Jewish schoolchildren going to school in France are now greeted by armed soldiers in uniform, some of whom are sleeping in the schools at night as well. There are soldiers and policemen in evidence on the streets in Jewish areas.
Unconfirmed reports suggest that Amedy Coulibaly was on his way to attack a Jewish school on Thursday when he was held up by a traffic accident. Unsurprisingly, the French government is taking no chances now.
In neighboring Belgium, Hamodia spoke to Mr. Pinchos Kornfeld, chairman of the Machzikei Hadass kehillah, who said that the community has been told that security has been increased, although at the moment it is not yet visible.
Mayor of Antwerp Mr. Bart De Wever has promised to bring in the army to help provide security for local mosdos, to supplement the police. This was initially not a popular move, for both financial reasons and because the local population felt uncomfortable having armed soldiers on the streets. However, following the Paris attacks as well as terrorist incidents in Belgium, it seems likely that the proposal will be passed in the very near future and the army will be brought in.

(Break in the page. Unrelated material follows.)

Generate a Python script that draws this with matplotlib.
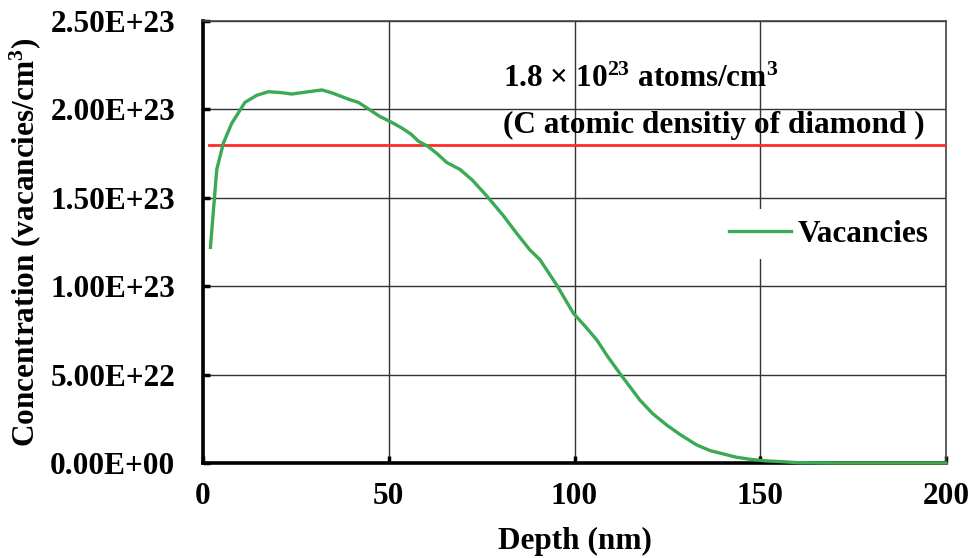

Security in the UK at this moment is at the second highest level — severe — meaning an attack is highly likely. The highest level — critical — means that an attack is expected imminently, chas v’shalom. The CST (Community Security Trust), which works with police and government, has increased security cover at Jewish locations throughout the country. Over the last few years, CST has invested over £5million on security infrastructure at hundreds of communal buildings and has trained thousands of dedicated volunteers who are a welcome and familiar sight at many large communal events across the kehillah.
The police have been extremely supportive of these efforts, as has the government, in particular through the funding of security guards at Jewish schools (begun under Labour and seamlessly continued by the Coalition).
On Shabbos it was noticeable in Jewish areas that there were extra police patrols on the streets, as well as more CST volunteers. Shomrim in Stamford Hill laid on extra patrols and Shomrim NW had their new patrol car out, driven by a non-Jewish volunteer.
Jewish schools tightened their security at school drop-off and pick-up times, with fewer entrances open and children only allowed out a few at a time.